It was a journey that was once looked upon with dread. Now, it takes barely half an hour to leave Rajasthan’s Dholpur behind, cross the Chambal River, and speed down to Morena on a highway cutting through the ravines. The dacoits of the region now live on only in OTT platforms and Bollywood.
Just past Morena, a road leads off the highway through the Dimani constituency where Narendra Singh Tomar, the union minister for agriculture, finds himself in the unfamiliar position of having to contest a state legislative election for the first time in 20 years. As the man who presided over the farm laws, he is the most prominent of the seven members of the Lok Sabha, including no less than three union ministers, that the Bharatiya Janata Party has deployed in Madhya Pradesh’s assembly elections.

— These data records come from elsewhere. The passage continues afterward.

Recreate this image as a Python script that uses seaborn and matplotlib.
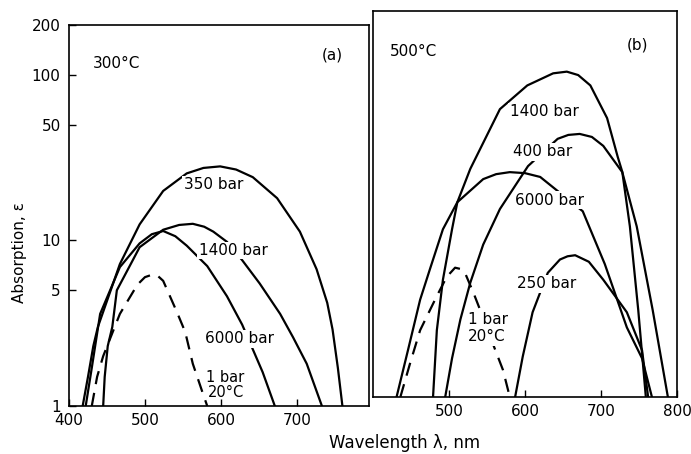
import numpy as np
import seaborn as sns
import matplotlib
matplotlib.use('Agg')
import matplotlib.pyplot as plt
from matplotlib.ticker import NullLocator

# ---- panel (a): 300 C ----
a_wl_350 = [418, 425, 432, 438, 467, 493, 524, 555, 577, 599, 620, 642, 674, 704, 726, 740, 747, 754, 760]
a_ab_350 = [1.0, 1.5, 2.3, 3.0, 7.2, 12.5, 19.9, 25.4, 27.4, 28.0, 26.8, 24.1, 18.0, 11.3, 6.7, 4.2, 2.9, 1.7, 1.0]

a_wl_1400 = [445, 447, 451, 457, 463, 484, 493, 524, 545, 563, 578, 590, 608, 628, 651, 678, 695, 713, 733]
a_ab_1400 = [1.0, 1.5, 2.3, 3.0, 5.0, 7.6, 9.1, 11.6, 12.4, 12.6, 12.1, 11.3, 9.8, 7.6, 5.5, 3.6, 2.6, 1.8, 1.0]

a_wl_6000 = [422, 430, 441, 467, 493, 509, 524, 540, 555, 582, 608, 628, 642, 655, 671]
a_ab_6000 = [1.0, 1.7, 3.6, 6.9, 9.6, 10.9, 11.4, 10.6, 9.3, 7.0, 4.6, 3.1, 2.2, 1.6, 1.0]

a_wl_1bar = [430, 437, 445, 467, 490, 500, 509, 517, 524, 542, 553, 563, 576, 582]
a_ab_1bar = [1.0, 1.5, 2.0, 3.6, 5.4, 6.0, 6.2, 6.1, 5.7, 3.7, 2.8, 1.8, 1.2, 1.0]

# ---- panel (b): 500 C ----
b_wl_1400 = [479, 484, 492, 504, 511, 528, 567, 603, 637, 655, 670, 686, 708, 722, 728, 738, 749, 759]
b_ab_1400 = [1.0, 2.5, 5.0, 10.0, 14.5, 22.9, 52, 72, 85, 87, 83, 72, 46, 27, 22, 10.4, 3.3, 1.0]

b_wl_400 = [495, 504, 515, 528, 545, 567, 604, 643, 657, 672, 688, 703, 728, 747, 768, 788]
b_ab_400 = [1.0, 1.7, 2.9, 4.8, 8.1, 13.2, 23.8, 34.6, 36.5, 37.0, 35.5, 31.4, 21.9, 10.4, 3.3, 1.0]

b_wl_6000 = [431, 446, 462, 475, 492, 511, 545, 562, 580, 600, 620, 643, 676, 705, 734, 754, 767]
b_ab_6000 = [1.0, 1.9, 3.8, 5.8, 10.0, 14.5, 19.9, 21.3, 21.9, 21.6, 20.5, 16.9, 12.8, 6.2, 2.6, 1.7, 1.0]

b_wl_250 = [587, 597, 610, 620, 630, 646, 656, 666, 684, 703, 734, 754, 762]
b_ab_250 = [1.0, 1.74, 3.2, 4.2, 5.5, 6.6, 6.9, 7.0, 6.4, 5.0, 3.2, 1.9, 1.0]

b_wl_1bar = [436, 449, 462, 484, 497, 508, 515, 521, 532, 541, 561, 571, 580]
b_ab_1bar = [1.0, 1.6, 2.5, 4.0, 5.2, 5.9, 5.8, 5.5, 4.2, 3.3, 1.9, 1.45, 1.0]

y_ticks = [1, 5, 10, 50, 100, 200]
a_xticks = [400, 500, 600, 700]
b_xticks = [500, 600, 700, 800]

sns.set_style('ticks')
plt.rcParams['font.family'] = ['DejaVu Sans']
plt.rcParams['font.size'] = 11
plt.rcParams['text.color'] = 'black'
plt.rcParams['xtick.color'] = 'black'
plt.rcParams['ytick.color'] = 'black'
plt.rcParams['axes.edgecolor'] = 'black'

fig = plt.figure(figsize=(6.91, 4.54), dpi=100)
W, H = 691, 454
# axes boxes from pixel positions
ax_a = fig.add_axes([69 / W, 1 - 406 / H, 300 / W, 381 / H])
ax_b = fig.add_axes([373 / W, 1 - 397 / H, 304 / W, 386 / H])


def draw(ax, wl, ab, dashed=False):
    ls = (0, (6, 4)) if dashed else '-'
    sns.lineplot(x=wl, y=ab, ax=ax, color='black', linewidth=1.6,
                 linestyle=ls, estimator=None, sort=False)


draw(ax_a, a_wl_350, a_ab_350)
draw(ax_a, a_wl_1400, a_ab_1400)
draw(ax_a, a_wl_6000, a_ab_6000)
draw(ax_a, a_wl_1bar, a_ab_1bar, dashed=True)

draw(ax_b, b_wl_1400, b_ab_1400)
draw(ax_b, b_wl_400, b_ab_400)
draw(ax_b, b_wl_6000, b_ab_6000)
draw(ax_b, b_wl_250, b_ab_250)
draw(ax_b, b_wl_1bar, b_ab_1bar, dashed=True)

for ax in (ax_a, ax_b):
    ax.set_yscale('log')
    ax.set_ylim(1, 200)
    ax.yaxis.set_minor_locator(NullLocator())
    ax.xaxis.set_minor_locator(NullLocator())
    ax.set_xlabel('')
    ax.set_ylabel('')
    for s in ax.spines.values():
        s.set_linewidth(1.2)
        s.set_visible(True)
    ax.tick_params(direction='in', length=5, width=1, pad=5, labelsize=11)

ax_a.set_xlim(400, 795)
ax_a.set_xticks(a_xticks)
ax_a.set_xticklabels([str(t) for t in a_xticks])
ax_a.set_yticks(y_ticks)
ax_a.set_yticklabels([str(t) for t in y_ticks])
ax_a.tick_params(axis='y', pad=6)

ax_b.set_xlim(400, 800)
ax_b.set_xticks(b_xticks)
ax_b.set_xticklabels([str(t) for t in b_xticks])
ax_b.set_yticks(y_ticks)
ax_b.tick_params(axis='y', left=False, labelleft=False)

box = dict(facecolor='white', edgecolor='none', pad=1)
# curve labels, panel (a)
ax_a.text(590, 21.8, '350 bar', ha='center', va='center', bbox=box)
ax_a.text(616, 8.7, '1400 bar', ha='center', va='center', bbox=box)
ax_a.text(625, 2.55, '6000 bar', ha='center', va='center', bbox=box)
ax_a.text(580, 1.49, '1 bar', ha='left', va='center', fontsize=10.5)
ax_a.text(583, 1.2, '20°C', ha='left', va='center', fontsize=10.5)
ax_a.text(0.08, 0.90, '300°C', transform=ax_a.transAxes, ha='left', va='center')
ax_a.text(0.843, 0.921, '(a)', transform=ax_a.transAxes, ha='left', va='center')

# curve labels, panel (b)
ax_b.text(625, 50, '1400 bar', ha='center', va='center', bbox=box)
ax_b.text(623, 28.9, '400 bar', ha='center', va='center', bbox=box)
ax_b.text(632, 14.9, '6000 bar', ha='center', va='center', bbox=box)
ax_b.text(628, 4.72, '250 bar', ha='center', va='center', bbox=box)
ax_b.text(525, 2.88, '1 bar', ha='left', va='center', bbox=box)
ax_b.text(525, 2.28, '20°C', ha='left', va='center', bbox=box)
ax_b.text(0.056, 0.894, '500°C', transform=ax_b.transAxes, ha='left', va='center')
ax_b.text(0.836, 0.912, '(b)', transform=ax_b.transAxes, ha='left', va='center')

fig.text(20 / W, 1 - 253 / H, 'Absorption, ε', rotation=90, ha='center', va='center', fontsize=11)
fig.text(405 / W, 1 - 443 / H, 'Wavelength λ, nm', ha='center', va='center', fontsize=12)

fig.savefig('out.png', dpi=100)
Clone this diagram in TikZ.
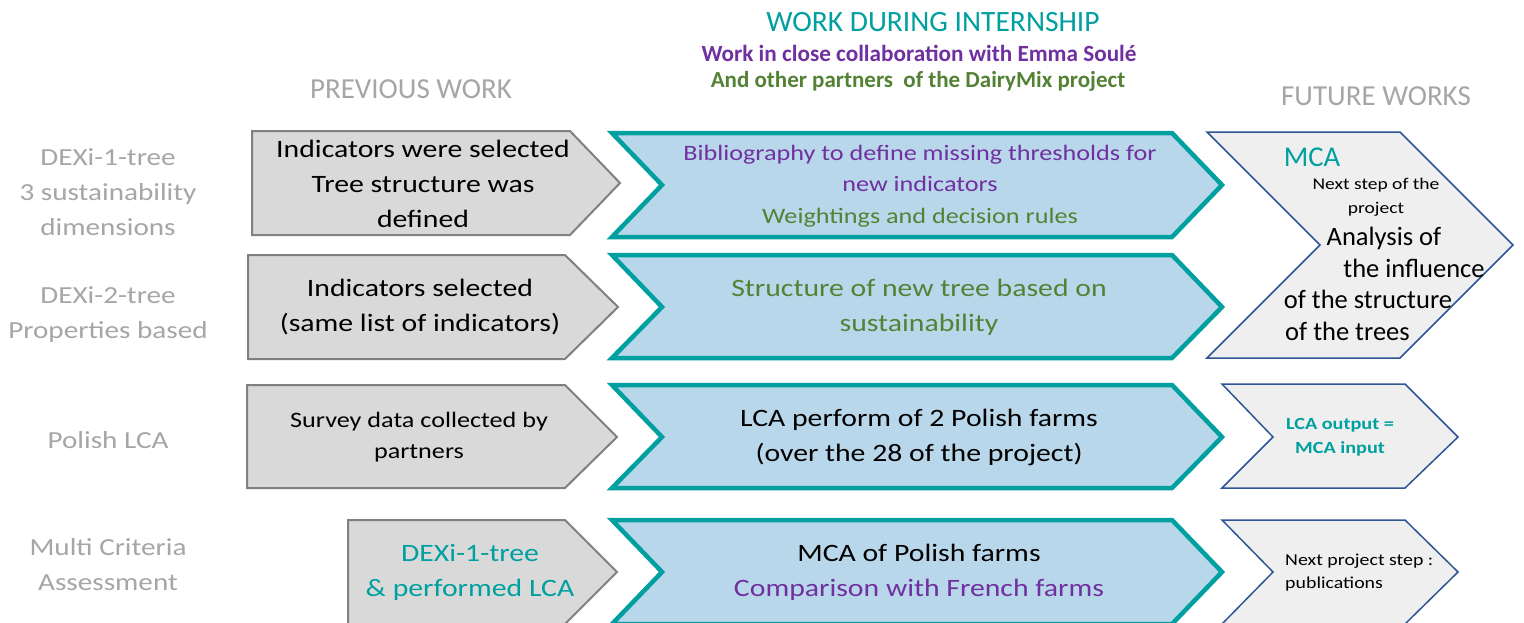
\documentclass[tikz,border=0pt]{standalone}
\usepackage{fontspec}
\setmainfont{Carlito}
\newfontfamily\stf{Carlito}[FakeStretch=1.19]
\definecolor{tealc}{RGB}{0,160,160}
\definecolor{purplec}{RGB}{112,48,160}
\definecolor{greenc}{RGB}{84,130,53}
\definecolor{headgray}{RGB}{166,166,166}
\definecolor{grayfill}{RGB}{217,217,217}
\definecolor{grayline}{RGB}{128,128,128}
\definecolor{bluefill}{RGB}{185,215,234}
\definecolor{futfill}{RGB}{239,239,239}
\definecolor{futline}{RGB}{47,85,151}
\begin{document}
\begin{tikzpicture}[x=1pt,y=-1pt,
  graybox/.style={fill=grayfill,draw=grayline,line width=2pt},
  bluebox/.style={fill=bluefill,draw=tealc,line width=4.5pt,line join=miter},
  futbox/.style={fill=futfill,draw=futline,line width=1.5pt,line join=miter},
  txt/.style={align=center,inner sep=0pt,font=\stf\fontsize{25}{35}\selectfont},
  txtm/.style={align=center,inner sep=0pt,font=\stf\fontsize{22}{31.5}\selectfont},
  lbl/.style={align=center,inner sep=0pt,text=headgray,font=\stf\fontsize{24.5}{35}\selectfont},
  head/.style={inner sep=0pt,text=headgray,font=\fontsize{29}{32}\selectfont},
  futt/.style={inner sep=0pt,font=\fontsize{26.5}{30}\selectfont}]
\useasboundingbox (0,0) rectangle (1524,622);
\fill[white] (0,0) rectangle (1524,622);

% headers
\node[inner sep=0pt,text=tealc,font=\fontsize{29.5}{32}\selectfont] (h1) at (933,22) {WORK DURING INTERNSHIP};
\node[inner sep=0pt,text=purplec,font=\bfseries\fontsize{23.2}{26}\selectfont] (h2) at (919,53) {Work in close collaboration with Emma Soulé};
\node[inner sep=0pt,text=greenc,font=\bfseries\fontsize{23}{26}\selectfont] (h3) at (918,81) {And other partners\ \ of the DairyMix project};
\node[head] (hprev) at (411,89) {PREVIOUS WORK};
\node[head] (hfut) at (1376,96) {FUTURE WORKS};

% left labels
\node[lbl] (l1) at (108,192) {DEXi-1-tree\\3 sustainability\\dimensions};
\node[lbl] (l2) at (108,315) {DEXi-2-tree\\Properties based};
\node[lbl] (l3) at (108,440) {Polish LCA};
\node[lbl] (l4) at (108,565) {Multi Criteria\\Assessment};

% gray boxes
\draw[graybox] (252,131) -- (570,131) -- (620,183) -- (570,235) -- (252,235) -- cycle;
\draw[graybox] (248,255) -- (565,255) -- (618,307) -- (565,359) -- (248,359) -- cycle;
\draw[graybox] (247,385) -- (565,385) -- (617,437) -- (565,488) -- (247,488) -- cycle;
\draw[graybox] (348,520) -- (565,520) -- (617,572) -- (565,624) -- (348,624) -- cycle;

\node[txt] (g1) at (423,184) {Indicators were selected\\Tree structure was\\defined};
\node[txt] (g2) at (420,307) {Indicators selected\\(same list of indicators)};
\node[txtm] (g3) at (419,437) {Survey data collected by\\partners};
\node[txt,text=tealc] (g4) at (470,572) {DEXi-1-tree\\\& performed LCA};

% blue chevrons
\draw[bluebox] (612,133) -- (1172,133) -- (1222,185) -- (1172,237) -- (612,237) -- (662,185) -- cycle;
\draw[bluebox] (612,255) -- (1172,255) -- (1222,307) -- (1172,358) -- (612,358) -- (662,307) -- cycle;
\draw[bluebox] (612,385) -- (1172,385) -- (1222,437) -- (1172,488) -- (612,488) -- (662,437) -- cycle;
\draw[bluebox] (612,520) -- (1172,520) -- (1222,572) -- (1172,624) -- (612,624) -- (662,572) -- cycle;

\node[txtm] (b1) at (920,186) {\textcolor{purplec}{Bibliography to define missing thresholds for}\\\textcolor{purplec}{new indicators}\\\textcolor{greenc}{Weightings and decision rules}};
\node[txt,text=greenc] (b2) at (919,307) {Structure of new tree based on\\sustainability};
\node[txt] (b3) at (919,437) {LCA perform of 2 Polish farms\\(over the 28 of the project)};
\node[txt] (b4) at (919,572) {MCA of Polish farms\\\textcolor{purplec}{Comparison with French farms}};

% future chevrons
\draw[futbox] (1207,132) -- (1400,132) -- (1513,245) -- (1400,358) -- (1207,358) -- (1320,245) -- cycle;
\draw[futbox] (1222,384) -- (1405,384) -- (1458,437) -- (1405,488) -- (1222,488) -- (1273,437) -- cycle;
\draw[futbox] (1222,520) -- (1405,520) -- (1458,572) -- (1405,624) -- (1222,624) -- (1273,572) -- cycle;

\node[inner sep=0pt,text=tealc,font=\fontsize{28.7}{30}\selectfont] (f1a) at (1312,157) {MCA};
\node[align=center,inner sep=0pt,font=\stf\fontsize{16.4}{24}\selectfont] (f1b) at (1376,197) {Next step of the\\project};
\node[futt] (f1c) at (1384,238) {Analysis of};
\node[futt] (f1d) at (1414,268) {the influence};
\node[futt] (f1e) at (1368,299) {of the structure};
\node[futt,anchor=west] (f1f) at (1285,331) {of the trees};
\node[align=center,inner sep=0pt,text=tealc,font=\stf\bfseries\fontsize{17}{24}\selectfont] (f3) at (1340,437) {LCA output =\\MCA input};
\node[align=left,anchor=west,inner sep=0pt,font=\stf\fontsize{16.7}{23}\selectfont] (f4) at (1285,573) {Next project step :\\publications};
\end{tikzpicture}
\end{document}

In his constituency, people joke that he was appointed to screen candidates for the elections in the Chambal region—the electorally crucial northern region of the state below the Chambal River—and ended up finding himself in the fray, like a cricket selector who has to end up playing a T20 match. Tomar supporters favour the idea that he has been picked as a chief ministerial replacement for Shivraj Singh Chouhan, in the eventuality of the BJP forming a government by the many means the party has perfected. But this is a stretch. It may apply to a leader like Prahlad Patel, who hails from an Other Backward Classes community, or a Scheduled Tribes leader like Faggan Singh Kulaste, both of whom are among the seven members of parliament deployed in the state. But the BJP is unlikely to be seen replacing a four-term OBC chief minister with a Thakur like Tomar—particularly at a time when the issue of a national caste census continues to gain prominence.